Rule 56.01(b)(4)(b).
This Missouri Rule is almost verbatim to Federal Rule 26(b)(4)(c) and Kansas Statute 60~226(b)(4)(c), which reads in pertinent part:
Unless manifest injustice would result, (i) the court shall require that the party seeking discovery pay the expert a reasonable fee for time spent in responding to discovery....
Fed.R.Civ.P. 26(b)(4)(c); K.S.A. section 60-226(b)(4)(c). In construing the above language, both courts have held “... an expert might be necessarily required to review material in order to adequately respond to discovery. Such review should be the financial responsibility of the moving party.” Snow v. Ediger, Case No. 85-1450-CV-W-1 (W.D.Mo. Dec. 30, 1987); See also Rhee v. Witco Chemical Corp., 126 F.R.D. 45 (N.D.Ill.1989); Eliasen v. Hamilton, 111 F.R.D. 396 (N.D.Ill.1986); Carter-Wallace, Inc. v. Hartz Mountain Industries, Inc., 553 F.Supp. 45 (S.D.N.Y.1982); Balagna v. Van Doren-Hazard-Stallings, 720 P.2d 1144 (Kan.App.1986). The rule is intended to circumvent the “unfairness of] ... permitting] one side to obtain without cost the benefit of an expert’s work for which the other side has paid, often a substantial sum.” [Citation omitted] Ediger, supra. Therefore, under both the Federal Rule and the Kansas Statute, the party seeking to depose an expert witness is to pay that expert a reasonable fee for preparing for the deposition. Ediger, supra; Rhee, supra; Eliasen, supra; Carter-Wallace, supra; Balagna, supra.

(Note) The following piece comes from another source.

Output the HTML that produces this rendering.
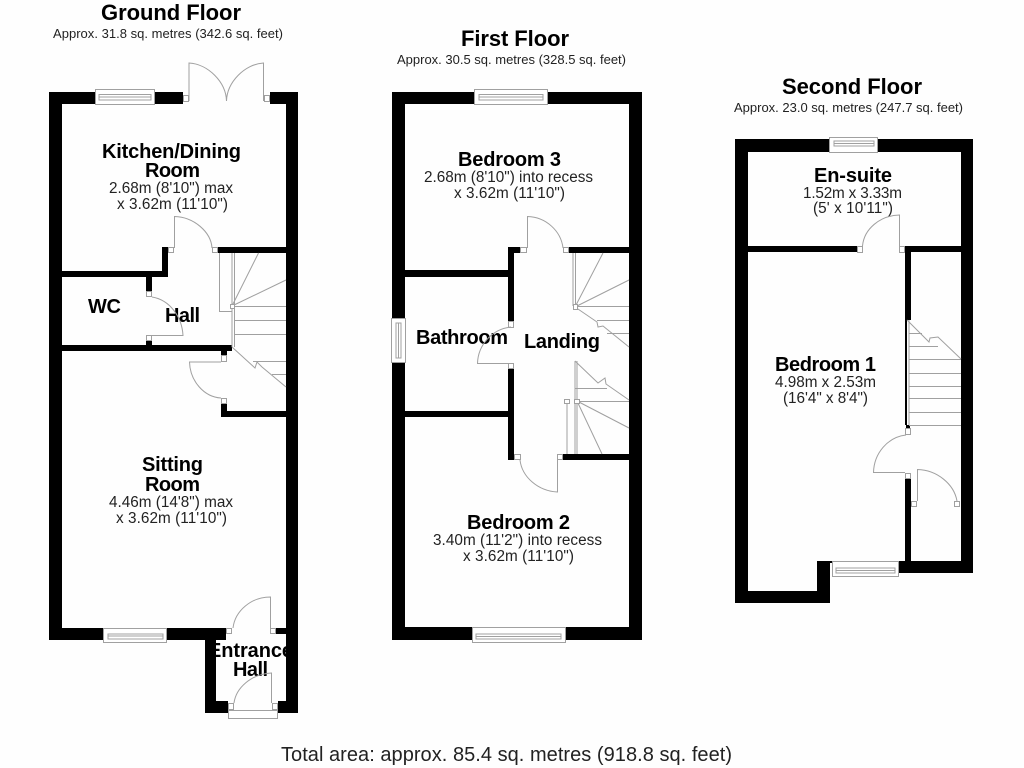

In comparing the Missouri language to that language used in the Federal Rule and Kansas Statute, the only difference is that Missouri has omitted the wording “time spent in” — instead of reading “a reasonable fee for time spent in responding to discovery,” the Missouri Rule reads “a reasonable fee for responding to discovery.” This Court finds that even though the wording is in fact different, the intent is the same — to force the deposing party to pay the expert witness’ preparation time.

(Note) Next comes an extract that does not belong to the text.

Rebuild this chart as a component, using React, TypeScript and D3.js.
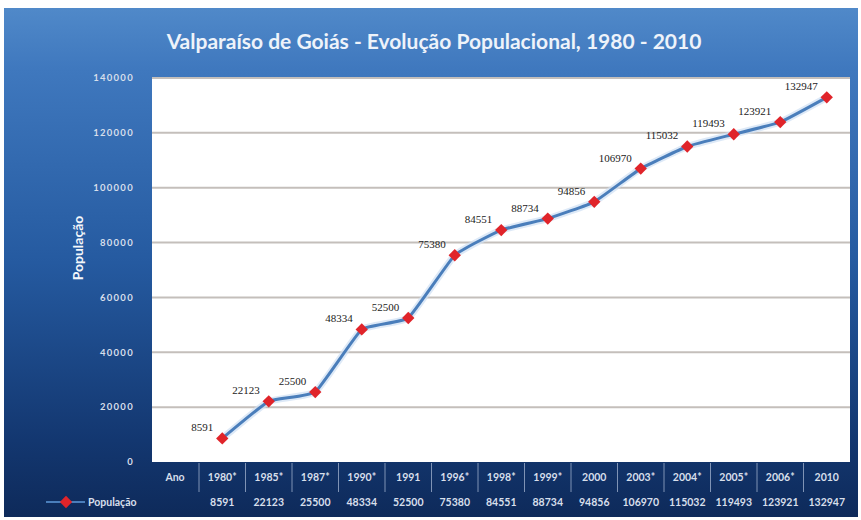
import React from 'react'
import * as d3 from 'd3'

const years = ["1980*", "1985*", "1987*", "1990*", "1991", "1996*", "1998*", "1999*", "2000", "2003*", "2004*", "2005*", "2006*", "2010"]
const population = [8591, 22123, 25500, 48334, 52500, 75380, 84551, 88734, 94856, 106970, 115032, 119493, 123921, 132947]
const yTicks = [0, 20000, 40000, 60000, 80000, 100000, 120000, 140000]

const title = "Valparaíso de Goiás - Evolução Populacional, 1980 - 2010"
const seriesName = "População"

const layout = {
  width: 861, height: 520,
  plotLeft: 152, plotRight: 850, bandLeft: 199,
  plotTop: 78, plotBottom: 462,
  row1: 477, row2: 502
}

export default function App() {
  const data = years.map((y, i) => ({ year: y, value: population[i] }))

  const x = d3.scaleBand().domain(years).range([layout.bandLeft, layout.plotRight])
  const y = d3.scaleLinear().domain([0, 140000]).range([layout.plotBottom, layout.plotTop])
  const cx = (d) => x(d.year) + x.bandwidth() / 2

  // excel "smoothed line" look, but close to straight segments
  const line = d3.line().x(cx).y(d => y(d.value)).curve(d3.curveCardinal.tension(0.65))
  const diamond = d3.symbol(d3.symbolSquare, 76)()

  const sans = "Lato, 'Open Sans', sans-serif"
  const tableColor = "#d7dfeb"

  return (
    <svg width={layout.width} height={layout.height} style={{position: "absolute", left: 0, top: 0}}>
      <defs>
        <linearGradient id="bg" x1="0" y1="0" x2="0" y2="1">
          <stop offset="0" stopColor="#5089c9" />
          <stop offset="0.12" stopColor="#3f78be" />
          <stop offset="0.5" stopColor="#255aa0" />
          <stop offset="0.85" stopColor="#133770" />
          <stop offset="1" stopColor="#0e2a5a" />
        </linearGradient>
      </defs>
      <rect width={layout.width} height={layout.height} fill="#fff" />
      <rect x={4} y={8} width={854} height={509} fill="url(#bg)" />

      <text x={434} y={49} textAnchor="middle" fill="#eef3fa" fontFamily={sans} fontWeight="bold" fontSize={21}>{title}</text>

      <rect x={layout.plotLeft} y={layout.plotTop} width={layout.plotRight - layout.plotLeft} height={layout.plotBottom - layout.plotTop} fill="#fff" />

      {yTicks.map(t => (
        <g key={t}>
          {t > 0 && <line x1={layout.plotLeft} x2={layout.plotRight} y1={y(t)} y2={y(t)} stroke="#c4bfbb" strokeWidth={2} />}
          <text x={134} y={y(t)} dy="0.35em" textAnchor="end" fill={tableColor} fontFamily={sans} fontWeight="bold" fontSize={9.5} letterSpacing={1.3}>{t}</text>
        </g>
      ))}

      <text transform={`translate(83,${(layout.plotTop + layout.plotBottom) / 2 - 22}) rotate(-90)`} textAnchor="middle" fill="#f4f7fb" fontFamily={sans} fontWeight="bold" fontSize={14}>{seriesName}</text>

      {/* data table */}
      {years.map(d => (
        <line key={d} x1={x(d)} x2={x(d)} y1={layout.plotBottom + 1} y2={layout.plotBottom + 30} stroke="#7f93b5" strokeWidth={1} />
      ))}
      <text x={175} y={layout.row1} dy="0.35em" textAnchor="middle" fill={tableColor} fontFamily={sans} fontWeight="bold" fontSize={10.5}>Ano</text>
      {data.map(d => (
        <g key={d.year}>
          <text x={cx(d)} y={layout.row1} dy="0.35em" textAnchor="middle" fill={tableColor} fontFamily={sans} fontWeight="bold" fontSize={10.5}>{d.year}</text>
          <text x={cx(d)} y={layout.row2} dy="0.35em" textAnchor="middle" fill={tableColor} fontFamily={sans} fontWeight="bold" fontSize={10.5}>{d.value}</text>
        </g>
      ))}
      <line x1={46} x2={85} y1={layout.row2} y2={layout.row2} stroke="#4a7ebb" strokeWidth={2} />
      <path d={diamond} transform={`translate(66,${layout.row2}) rotate(45)`} fill="#e0242a" />
      <text x={88} y={layout.row2} dy="0.35em" fill={tableColor} fontFamily={sans} fontWeight="bold" fontSize={10.5}>{seriesName}</text>

      {/* series */}
      <path d={line(data)} fill="none" stroke="#cfe0f4" strokeWidth={7} strokeLinejoin="round" opacity={0.7} />
      <path d={line(data)} fill="none" stroke="#4a7ebb" strokeWidth={3} strokeLinejoin="round" />
      {data.map(d => (
        <path key={d.year} d={diamond} transform={`translate(${cx(d)},${y(d.value)}) rotate(45)`} fill="#e0242a" />
      ))}
      {data.map(d => (
        <text key={d.year} x={cx(d) - 9} y={y(d.value) - 7} textAnchor="end" fill="#222" fontFamily="'Liberation Serif', serif" fontSize={11}>{d.value}</text>
      ))}
    </svg>
  )
}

The words “time spent” are superfluous in a reasonable reading of the Rule and are therefore unnecessary. The words “responding to” are all inclusive, referring both to time actually spent in attending a deposition and time spent preparing for a deposition. Moreover, in the Committee Notes of Missouri Rule 56.01, it is stated “[t]he source of paragraph (b)(4) is Rule 26(b)(4) of the Federal Rules of Civil Procedure.” It can be assumed by such statement Missouri intended to follow the intent of the Federal Rule.

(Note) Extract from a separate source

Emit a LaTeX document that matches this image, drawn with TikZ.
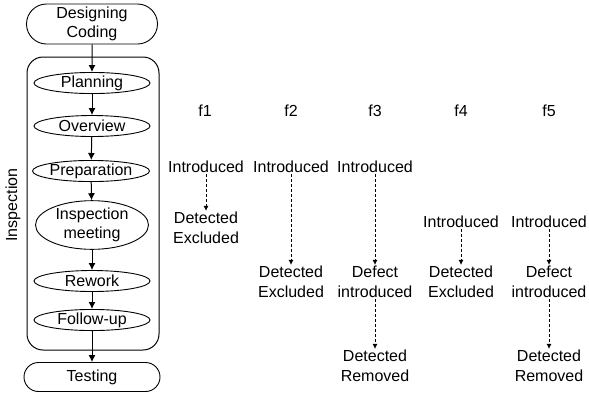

In sum, this Court holds the party seeking to depose an expert witness is to pay a reasonable fee for time spent in preparation for the deposition, pursuant to Rule 56.01(b)(4)(b). The question of reimburse*62ment is necessarily a factual determination, therefore, this part of the case will be remanded to the trial court for a determination of what amount, if any, constitutes a reasonable fee for the preparation time of Dr. Benson. It should be noted, however, that not every case will compel the payment of expert preparation time. Factors the trial court should consider include the complexity of the case, the proximity of the deposition and trial dates, delays in the discovery process, and any other “compelling circumstances” the court deems important. Rhee, at 47-48; Balagna, at 1146-47.
That portion of the judgment entered on the verdict for the defendants is affirmed, however, the ruling on reimbursement for preparation time of the plaintiffs’ expert is remanded for further consideration not inconsistent with this opinion.